Tyson Foods, Inc will pay more than $3.9 million in a civil penalty to settle alleged violations of the Clean Air Act, according to the EPA. The Environmental Protection Agency says a settlement has been reached stemming from a series of eight separate incidents between 2006 and 2010 in which anhydrous ammonia was released at Tyson facilities. One of the incidents was fatal.
As a part of the settlement, the EPA says Tyson has agreed to conduct pipe-testing of its ammonia refrigeration systems to improve compliance with the Clean Air Act. EPA officials say Tyson has also agreed to spend at least $300,000 as part of a Supplemental Environmental Project. $16,630 of that amount will be used to purchase anhydrous ammonia related emergency response equipment for the fire department in Dakota City, Nebraska.

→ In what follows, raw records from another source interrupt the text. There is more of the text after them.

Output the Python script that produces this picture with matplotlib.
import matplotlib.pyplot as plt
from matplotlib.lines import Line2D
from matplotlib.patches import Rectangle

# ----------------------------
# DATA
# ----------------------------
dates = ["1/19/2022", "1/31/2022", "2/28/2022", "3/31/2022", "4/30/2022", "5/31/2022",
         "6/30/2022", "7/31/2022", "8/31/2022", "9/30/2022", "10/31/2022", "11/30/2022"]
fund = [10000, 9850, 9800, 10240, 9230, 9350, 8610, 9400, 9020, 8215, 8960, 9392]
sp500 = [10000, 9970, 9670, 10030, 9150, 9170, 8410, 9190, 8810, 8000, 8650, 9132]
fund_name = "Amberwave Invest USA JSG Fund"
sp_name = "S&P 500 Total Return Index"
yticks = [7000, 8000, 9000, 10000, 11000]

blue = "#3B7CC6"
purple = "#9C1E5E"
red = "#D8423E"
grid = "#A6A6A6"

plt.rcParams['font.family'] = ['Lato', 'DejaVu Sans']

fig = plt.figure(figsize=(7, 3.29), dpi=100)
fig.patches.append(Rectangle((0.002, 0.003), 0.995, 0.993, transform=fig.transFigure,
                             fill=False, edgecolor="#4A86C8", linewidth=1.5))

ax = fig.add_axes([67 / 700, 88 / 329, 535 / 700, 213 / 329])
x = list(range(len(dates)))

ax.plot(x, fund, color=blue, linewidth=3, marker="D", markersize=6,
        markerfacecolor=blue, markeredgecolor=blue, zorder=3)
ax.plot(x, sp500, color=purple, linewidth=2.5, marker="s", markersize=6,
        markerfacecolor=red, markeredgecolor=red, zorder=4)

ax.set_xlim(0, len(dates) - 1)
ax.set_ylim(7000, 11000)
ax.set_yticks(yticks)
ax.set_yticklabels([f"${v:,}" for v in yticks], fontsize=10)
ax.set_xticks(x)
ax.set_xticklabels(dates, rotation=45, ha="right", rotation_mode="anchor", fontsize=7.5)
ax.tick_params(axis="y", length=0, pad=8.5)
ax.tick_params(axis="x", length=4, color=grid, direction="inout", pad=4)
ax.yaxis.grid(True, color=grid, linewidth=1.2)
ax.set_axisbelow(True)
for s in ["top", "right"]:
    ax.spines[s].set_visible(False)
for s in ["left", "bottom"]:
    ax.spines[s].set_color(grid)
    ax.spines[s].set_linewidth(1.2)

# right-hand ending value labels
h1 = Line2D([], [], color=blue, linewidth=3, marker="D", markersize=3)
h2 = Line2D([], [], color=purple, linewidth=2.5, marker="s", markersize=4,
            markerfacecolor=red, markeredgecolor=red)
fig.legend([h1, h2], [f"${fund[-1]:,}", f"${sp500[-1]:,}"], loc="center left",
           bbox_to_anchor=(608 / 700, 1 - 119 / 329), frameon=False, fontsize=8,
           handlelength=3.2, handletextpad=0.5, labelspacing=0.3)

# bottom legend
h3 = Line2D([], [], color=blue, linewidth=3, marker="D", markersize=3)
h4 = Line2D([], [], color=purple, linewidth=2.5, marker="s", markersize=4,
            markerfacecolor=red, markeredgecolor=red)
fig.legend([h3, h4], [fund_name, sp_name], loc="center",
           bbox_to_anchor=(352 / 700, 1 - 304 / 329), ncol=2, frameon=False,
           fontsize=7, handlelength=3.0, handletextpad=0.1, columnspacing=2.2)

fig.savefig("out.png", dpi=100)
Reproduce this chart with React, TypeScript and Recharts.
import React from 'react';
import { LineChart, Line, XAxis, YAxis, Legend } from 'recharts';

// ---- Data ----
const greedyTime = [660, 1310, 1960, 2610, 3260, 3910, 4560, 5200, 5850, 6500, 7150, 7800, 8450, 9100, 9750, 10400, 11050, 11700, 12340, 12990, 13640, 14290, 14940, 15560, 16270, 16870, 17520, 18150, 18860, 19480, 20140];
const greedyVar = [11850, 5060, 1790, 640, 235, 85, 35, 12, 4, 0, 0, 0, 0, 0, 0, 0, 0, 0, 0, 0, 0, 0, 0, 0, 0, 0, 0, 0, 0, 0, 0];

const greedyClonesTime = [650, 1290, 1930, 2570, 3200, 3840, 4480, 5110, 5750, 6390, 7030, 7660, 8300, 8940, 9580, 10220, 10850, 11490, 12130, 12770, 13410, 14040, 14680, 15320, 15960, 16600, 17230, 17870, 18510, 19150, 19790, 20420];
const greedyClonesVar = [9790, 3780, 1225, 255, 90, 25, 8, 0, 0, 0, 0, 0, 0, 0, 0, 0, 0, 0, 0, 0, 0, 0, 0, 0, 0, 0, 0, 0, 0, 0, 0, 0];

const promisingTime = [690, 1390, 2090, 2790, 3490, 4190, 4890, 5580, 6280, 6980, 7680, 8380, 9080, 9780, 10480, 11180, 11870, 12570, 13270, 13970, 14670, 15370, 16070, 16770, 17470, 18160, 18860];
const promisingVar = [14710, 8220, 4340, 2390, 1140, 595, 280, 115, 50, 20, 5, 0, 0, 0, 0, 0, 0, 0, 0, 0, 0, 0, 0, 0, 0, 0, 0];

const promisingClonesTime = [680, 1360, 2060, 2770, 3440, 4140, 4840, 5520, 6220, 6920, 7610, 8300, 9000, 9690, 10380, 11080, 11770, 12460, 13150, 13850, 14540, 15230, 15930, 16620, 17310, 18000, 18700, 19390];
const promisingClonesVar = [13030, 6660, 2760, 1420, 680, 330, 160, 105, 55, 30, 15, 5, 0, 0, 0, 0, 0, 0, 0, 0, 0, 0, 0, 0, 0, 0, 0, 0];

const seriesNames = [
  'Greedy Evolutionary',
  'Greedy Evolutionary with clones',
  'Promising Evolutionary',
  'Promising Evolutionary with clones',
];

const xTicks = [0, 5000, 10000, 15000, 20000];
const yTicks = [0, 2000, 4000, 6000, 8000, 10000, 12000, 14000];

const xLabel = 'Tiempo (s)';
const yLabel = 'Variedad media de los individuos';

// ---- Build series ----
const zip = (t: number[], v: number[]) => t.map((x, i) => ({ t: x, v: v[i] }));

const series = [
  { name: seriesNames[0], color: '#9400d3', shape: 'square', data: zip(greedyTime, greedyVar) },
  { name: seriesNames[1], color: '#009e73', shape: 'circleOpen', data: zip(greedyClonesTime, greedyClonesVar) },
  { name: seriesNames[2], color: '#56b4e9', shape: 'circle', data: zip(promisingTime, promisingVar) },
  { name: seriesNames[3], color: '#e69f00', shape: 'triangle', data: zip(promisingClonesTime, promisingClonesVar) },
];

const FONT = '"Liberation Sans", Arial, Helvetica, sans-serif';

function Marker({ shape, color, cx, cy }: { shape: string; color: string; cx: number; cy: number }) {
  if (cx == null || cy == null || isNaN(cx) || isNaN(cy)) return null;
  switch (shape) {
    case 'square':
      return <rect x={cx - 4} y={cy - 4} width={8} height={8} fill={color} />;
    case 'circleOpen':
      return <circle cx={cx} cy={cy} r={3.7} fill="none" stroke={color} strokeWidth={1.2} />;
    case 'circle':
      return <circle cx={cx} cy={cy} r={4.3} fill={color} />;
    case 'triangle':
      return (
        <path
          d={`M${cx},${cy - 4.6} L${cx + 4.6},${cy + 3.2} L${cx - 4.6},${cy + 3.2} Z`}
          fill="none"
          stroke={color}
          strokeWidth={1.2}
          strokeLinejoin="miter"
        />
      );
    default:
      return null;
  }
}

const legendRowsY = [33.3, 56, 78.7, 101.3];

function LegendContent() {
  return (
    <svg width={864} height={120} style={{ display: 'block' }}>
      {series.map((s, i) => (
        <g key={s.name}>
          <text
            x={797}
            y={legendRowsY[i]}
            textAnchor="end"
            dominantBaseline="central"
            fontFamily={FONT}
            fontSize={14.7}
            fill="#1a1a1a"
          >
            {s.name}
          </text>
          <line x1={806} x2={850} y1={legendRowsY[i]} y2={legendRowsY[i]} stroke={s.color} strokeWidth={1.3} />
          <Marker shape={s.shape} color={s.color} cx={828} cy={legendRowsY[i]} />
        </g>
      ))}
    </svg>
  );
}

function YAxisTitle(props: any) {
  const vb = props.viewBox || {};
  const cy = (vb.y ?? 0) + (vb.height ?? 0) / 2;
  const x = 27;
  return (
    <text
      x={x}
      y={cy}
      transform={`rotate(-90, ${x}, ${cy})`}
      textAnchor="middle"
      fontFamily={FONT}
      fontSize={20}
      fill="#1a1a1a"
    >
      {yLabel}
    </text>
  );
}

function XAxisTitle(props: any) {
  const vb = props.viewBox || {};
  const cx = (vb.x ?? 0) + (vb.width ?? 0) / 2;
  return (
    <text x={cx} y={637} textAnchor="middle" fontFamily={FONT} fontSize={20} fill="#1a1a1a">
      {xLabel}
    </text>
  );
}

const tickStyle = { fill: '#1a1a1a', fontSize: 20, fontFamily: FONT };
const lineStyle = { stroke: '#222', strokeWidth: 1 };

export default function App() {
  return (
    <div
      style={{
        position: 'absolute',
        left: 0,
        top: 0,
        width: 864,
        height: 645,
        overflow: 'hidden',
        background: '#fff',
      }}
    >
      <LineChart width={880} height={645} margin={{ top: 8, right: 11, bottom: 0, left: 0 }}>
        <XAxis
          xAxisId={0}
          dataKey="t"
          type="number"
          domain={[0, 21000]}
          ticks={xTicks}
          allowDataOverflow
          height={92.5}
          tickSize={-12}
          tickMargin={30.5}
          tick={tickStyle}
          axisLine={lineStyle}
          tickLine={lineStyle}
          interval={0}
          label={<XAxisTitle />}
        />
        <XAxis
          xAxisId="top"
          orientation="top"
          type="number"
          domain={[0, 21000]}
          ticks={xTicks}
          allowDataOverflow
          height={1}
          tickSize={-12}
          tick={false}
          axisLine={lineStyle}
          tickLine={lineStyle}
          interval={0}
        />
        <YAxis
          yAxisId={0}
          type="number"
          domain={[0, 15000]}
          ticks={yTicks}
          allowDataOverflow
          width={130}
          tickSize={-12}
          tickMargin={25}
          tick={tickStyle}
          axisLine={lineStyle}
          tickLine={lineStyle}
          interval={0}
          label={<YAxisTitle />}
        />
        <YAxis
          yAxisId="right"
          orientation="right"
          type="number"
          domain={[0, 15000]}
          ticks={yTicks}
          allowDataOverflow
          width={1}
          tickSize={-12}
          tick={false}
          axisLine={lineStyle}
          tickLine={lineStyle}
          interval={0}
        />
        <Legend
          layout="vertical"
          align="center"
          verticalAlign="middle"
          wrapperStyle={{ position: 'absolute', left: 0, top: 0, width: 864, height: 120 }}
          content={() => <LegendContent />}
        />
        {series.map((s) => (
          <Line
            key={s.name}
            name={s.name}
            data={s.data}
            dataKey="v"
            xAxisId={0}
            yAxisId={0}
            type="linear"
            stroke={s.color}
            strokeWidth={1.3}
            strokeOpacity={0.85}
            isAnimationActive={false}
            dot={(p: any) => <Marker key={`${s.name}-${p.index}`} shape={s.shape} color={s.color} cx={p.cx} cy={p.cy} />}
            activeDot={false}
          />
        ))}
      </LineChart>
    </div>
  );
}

Anhydrous ammonia is considered a poisonous gas but is commonly used in industrial refrigeration systems. Exposure to its vapors can cause temporary blindness and eye damage and irritation of the skin, mouth, throat, respiratory tract and mucous membranes. Prolonged exposure to anhydrous ammonia vapor at high concentrations can lead to serious lung damage and death.
In a statement, Tyson spokesman Gary Mickelson says the company has
worked with the EPA to resolve concerns over the maintenance of
refrigeration systems at Tyson plants. Kevin Igli, Tyson's chief
Environmental, Health and Safety Officer, says the company, "strives to
operate our facilities responsibly."
After learning of the EPA's
concerns, Igli says Tyson "immediately made improvements and cooperated
with EPA officials throughout the process."
The settlement between Tyson and the EPA still must go through a 30-day public comment period and approval by the federal court.